In the past 10 years, the amount of freight transported on France's roads has risen by 50 per cent, putting an ever-increasing burden on the nation's 300,000 truckers. In 1993, they are officially estimated to have worked an average 62.5 hours a week. So much for EU legislation stipulating a maximum of 48 hours for most workers.
Eventually, even though the 12-day strike occurred in the private sector, it was the government that made some of the key concessions to the truckers. For example, the new retirement age of 55 for drivers with 25 years' experience will be financed partly by the state. The government has also promised to issue a decree soon on truckers' working time.

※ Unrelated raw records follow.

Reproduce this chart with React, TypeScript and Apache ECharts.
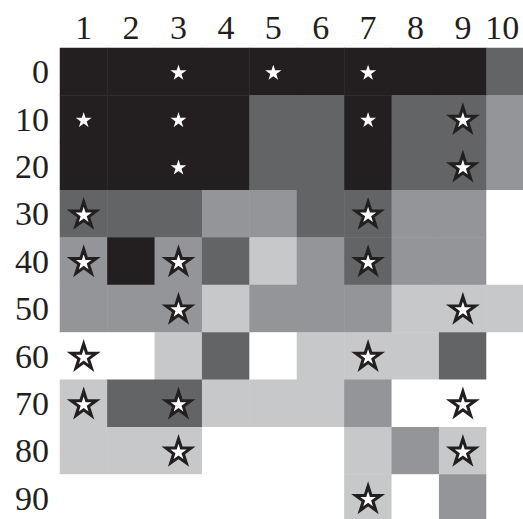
import React, { useEffect, useRef } from "react";
import * as echarts from "echarts";

const columns = ["1", "2", "3", "4", "5", "6", "7", "8", "9", "10"];
const rows = ["0", "10", "20", "30", "40", "50", "60", "70", "80", "90"];

// shade level per cell: 4 = black, 3 = dark gray, 2 = mid gray, 1 = light gray, 0 = white
const levels: number[][] = [
  [4, 4, 4, 4, 4, 4, 4, 4, 4, 3], // 0
  [4, 4, 4, 4, 3, 3, 4, 3, 3, 2], // 10
  [4, 4, 4, 4, 3, 3, 4, 3, 3, 2], // 20
  [3, 3, 3, 2, 2, 3, 3, 2, 2, 0], // 30
  [2, 4, 2, 3, 1, 2, 3, 2, 2, 0], // 40
  [2, 2, 2, 1, 2, 2, 2, 1, 1, 1], // 50
  [0, 0, 1, 3, 0, 1, 1, 1, 3, 0], // 60
  [1, 3, 3, 1, 1, 1, 2, 0, 0, 0], // 70
  [1, 1, 1, 0, 0, 0, 1, 2, 1, 0], // 80
  [0, 0, 0, 0, 0, 0, 1, 0, 2, 0], // 90
];

// star markers: [column label, row label]
const stars: [string, string][] = [
  ["3", "0"], ["5", "0"], ["7", "0"],
  ["1", "10"], ["3", "10"], ["7", "10"], ["9", "10"],
  ["3", "20"], ["9", "20"],
  ["1", "30"], ["7", "30"],
  ["1", "40"], ["3", "40"], ["7", "40"],
  ["3", "50"], ["9", "50"],
  ["1", "60"], ["7", "60"],
  ["1", "70"], ["3", "70"], ["9", "70"],
  ["3", "80"], ["9", "80"],
  ["7", "90"],
];

const shadeColors = ["#ffffff", "#c7c8ca", "#939598", "#636466", "#231f20"];

const STAR =
  "path://M50 0L61.23 34.55L97.55 34.55L68.17 55.9L79.39 90.45L50 69.1L20.61 90.45L31.83 55.9L2.45 34.55L38.77 34.55Z";

export default function App() {
  const ref = useRef<HTMLDivElement>(null);
  useEffect(() => {
    if (!ref.current) return;
    const chart = echarts.init(ref.current, null, { renderer: "svg" });
    const heat: number[][] = [];
    levels.forEach((row, r) => row.forEach((v, c) => heat.push([c, r, v])));
    const font = "'Liberation Serif', 'DejaVu Serif', serif";
    const fs = 34;
    chart.setOption({
      animation: false,
      backgroundColor: "#ffffff",
      grid: {
        left: 60,
        top: 48,
        width: 474,
        height: 474,
        containLabel: false,
        outerBoundsMode: "none",
      },
      xAxis: {
        type: "category",
        position: "top",
        data: columns,
        axisLine: { show: false },
        axisTick: { show: false },
        splitLine: { show: false },
        axisLabel: {
          interval: 0,
          hideOverlap: false,
          fontSize: fs,
          fontFamily: font,
          color: "#231f20",
          margin: 4,
          formatter: (v: string) => (v === "10" ? "{last|" + v + "}" : v),
          rich: {
            last: { fontSize: fs, fontFamily: font, color: "#231f20", padding: [0, 16, 0, 0] },
          },
        },
      },
      yAxis: {
        type: "category",
        inverse: true,
        data: rows,
        axisLine: { show: false },
        axisTick: { show: false },
        splitLine: { show: false },
        axisLabel: {
          interval: 0,
          hideOverlap: false,
          fontSize: fs,
          fontFamily: font,
          color: "#231f20",
          margin: 11,
        },
      },
      visualMap: {
        type: "piecewise",
        show: false,
        dimension: 2,
        seriesIndex: 0,
        pieces: shadeColors.map((c, i) => ({ value: i, color: c })),
      },
      series: [
        {
          type: "heatmap",
          data: heat,
          itemStyle: { borderWidth: 0 },
          emphasis: { disabled: true },
        },
        {
          type: "scatter",
          data: stars,
          symbol: STAR,
          symbolSize: [25, 24],
          itemStyle: { color: "#ffffff", borderColor: "#231f20", borderWidth: 3, opacity: 1 },
          z: 5,
        },
      ],
    });
    return () => chart.dispose();
  }, []);
  return (
    <div
      ref={ref}
      style={{ position: "absolute", left: 0, top: 0, width: 523, height: 519 }}
    />
  );
}
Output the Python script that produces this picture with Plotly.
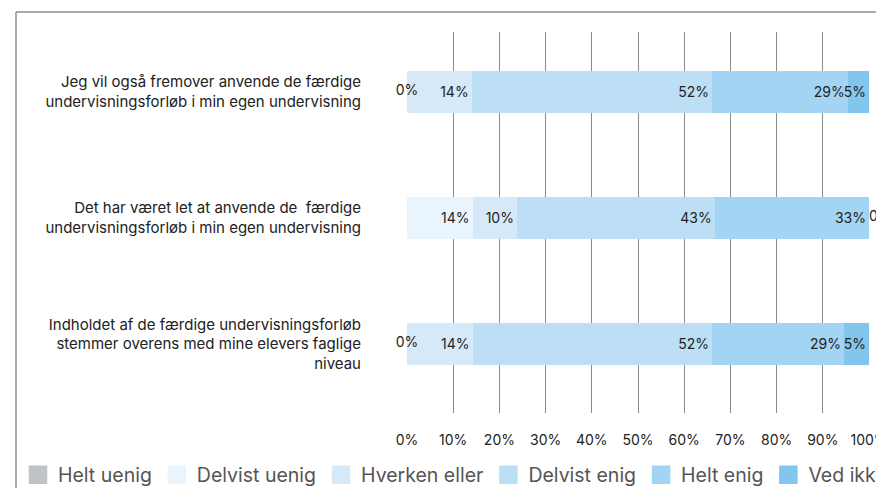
import plotly.graph_objects as go

# ---------------- data ----------------
categories = [
    "Jeg vil også fremover anvende de færdige<br>undervisningsforløb i min egen undervisning",
    "Det har været let at anvende de  færdige<br>undervisningsforløb i min egen undervisning",
    "Indholdet af de færdige undervisningsforløb<br>stemmer overens med mine elevers faglige<br>niveau",
]
series_names = ["Helt uenig", "Delvist uenig", "Hverken eller", "Delvist enig", "Helt enig", "Ved ikke"]
helt_uenig = [0, None, 0]
delvist_uenig = [None, 14.2, None]
hverken_eller = [14.0, 9.6, 14.2]
delvist_enig = [52.0, 42.8, 51.8]
helt_enig = [29.4, 33.4, 28.6]
ved_ikke = [4.6, 0, 5.4]
x_tick_values = [0, 10, 20, 30, 40, 50, 60, 70, 80, 90, 100]
x_tick_labels = ["0%", "10%", "20%", "30%", "40%", "50%", "60%", "70%", "80%", "90%", "100%"]

series_values = [helt_uenig, delvist_uenig, hverken_eller, delvist_enig, helt_enig, ved_ikke]
colors = ["#bfc3c7", "#eaf4fd", "#d6e9f9", "#bddff6", "#a3d4f3", "#82c6ee"]

# ---------------- layout constants (figure pixels) ----------------
# the figure is wider than the window, so its right part is cropped like the reference
W, H = 960, 488
ML, MR, MT, MB = 399, 0, 24, 83
PLOT_RIGHT = 861
GS_W = W - ML - MR
GS_H = H - MT - MB
LABEL_FONT = "Inter, 'Noto Sans', sans-serif"
CAT_FONT = "Inter, 'Liberation Sans', Arial, sans-serif"


def px_x(px):
    return (px - ML) / GS_W


def px_y(py):
    return (H - MB - py) / GS_H


fig = go.Figure()

# bars
for name, vals, col in zip(series_names, series_values, colors):
    texts = [("" if v is None or v == 0 else f"{v:.0f}%") for v in vals]
    fig.add_trace(go.Bar(
        y=categories, x=vals, orientation="h", name=name,
        marker=dict(color=col, line=dict(width=0)),
        text=texts, textposition="inside", insidetextanchor="end",
        textangle=0, constraintext="none",
        textfont=dict(family=LABEL_FONT, size=14, color="#222222"),
        showlegend=False, legendgroup=name, hoverinfo="x+name",
    ))

# labels for zero-valued segments
zx, zy, zt, zp = [], [], [], []
for i, cat in enumerate(categories):
    cum = 0.0
    for vals in series_values:
        v = vals[i]
        if v is None:
            continue
        if v == 0:
            zx.append(cum)
            zy.append(cat)
            zt.append("0%")
            zp.append("middle right" if cum >= 100 else "middle center")
        cum += v
fig.add_trace(go.Scatter(
    x=zx, y=zy, text=zt, mode="text", textposition=zp, cliponaxis=False,
    textfont=dict(family=LABEL_FONT, size=14, color="#222222"),
    showlegend=False, hoverinfo="skip",
))

# legend entries
for name, col in zip(series_names, colors):
    fig.add_trace(go.Scatter(
        x=[None], y=[None], mode="markers", name=name, legendgroup=name,
        marker=dict(symbol="square", size=16, color=col, line=dict(color=col, width=2.5)),
    ))

# frame lines
fig.add_shape(type="line", xref="paper", yref="paper",
              x0=px_x(8), x1=px_x(8), y0=px_y(4), y1=px_y(H + 5),
              line=dict(color="#8c8c8c", width=1.5))
fig.add_shape(type="line", xref="paper", yref="paper",
              x0=px_x(8), x1=px_x(W + 5), y0=px_y(4), y1=px_y(4),
              line=dict(color="#8c8c8c", width=1.5))

fig.update_layout(
    width=W, height=H,
    margin=dict(l=ML, r=MR, t=MT, b=MB, pad=0, autoexpand=False),
    barmode="stack", bargap=0.667,
    paper_bgcolor="white", plot_bgcolor="white",
    showlegend=True,
    legend=dict(
        orientation="h", x=px_x(10), xanchor="left", y=px_y(467), yanchor="middle",
        font=dict(family=CAT_FONT, size=19.5, color="#555555"),
        itemwidth=30, bgcolor="rgba(0,0,0,0)", traceorder="normal",
        itemclick=False, itemdoubleclick=False,
    ),
    xaxis=dict(
        domain=[0, (PLOT_RIGHT - ML) / GS_W], range=[0, 100], automargin=False,
        tickvals=x_tick_values, ticktext=x_tick_labels,
        showgrid=True, gridcolor="#8a8a8a", gridwidth=1, zeroline=False,
        showline=False, ticks="outside", ticklen=14, tickcolor="rgba(0,0,0,0)",
        tickfont=dict(family=LABEL_FONT, size=14, color="#222222"),
        fixedrange=True,
    ),
    yaxis=dict(
        type="category", categoryorder="array", categoryarray=categories,
        range=[2.548, -0.476], automargin=False,
        showgrid=False, zeroline=False, showline=False,
        ticks="outside", ticklen=42, tickcolor="rgba(0,0,0,0)",
        tickfont=dict(family=CAT_FONT, size=15, color="#222222"),
        fixedrange=True,
    ),
)

fig.write_html("out.html")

This will ensure compulsory rest as well as full pay for all hours worked, including time spent loading and unloading vehicles.
In the end, the government will count itself fortunate that the strike died out without spreading to other sectors of the economy, and without leading to violence (injuries to foreign truckers notwithstanding). However, if one prediction can be safely made, it is that we have not seen the last of road barricades as a form of public protest in France.
Partly, this is a matter of self-conscious re-enactment of history - 1789, 1848, 1870, 1968 and all that. For more than 200 years, there has been no more satisfying way of flourishing authentic revolutionary credentials in France than to tear up a paving stone or barricade a road. Yet these days the roads are rarely blocked by political protesters. It is farmers with tractors and drivers with 44-ton trucks who cause most of the disruption, the former in defence of their privileged status in the economy and the latter because their working conditions have been genuinely arduous.
Even so, France is by no means the only European country to be gripped by road blockades. Only last Thursday, thousands of Greek farmers demanding higher price supports and fuel subsidies halted traffic between Athens and Salonika by blocking the country's main north-south road.
Nor are road blockades something unique to Latin or Mediterranean countries. Up in northern Europe last week, Danish drivers paralysed their country's trade, external and internal, by blocking border crossings and ferry ports for four days. If this dispute had gone on for much longer, British wrath might have directed rather more at Denmark than at France, because the cut off exports of Christmas trees, of which the Danes are by far the largest suppliers in Europe.
Still, if any country knows how to lay on a spectacular truckers' strike, causing maximum disruption to Europe, it is surely France. And at least some of the drivers huddled by their motorway fires up and down France last week confessed to taking as much pride in their industrial muscle as in their actual profession. "Would I leave my steering wheel for something else?" said one trucker. "You must be joking. If I quit, there would be 30 guys queuing up for my job in minutes."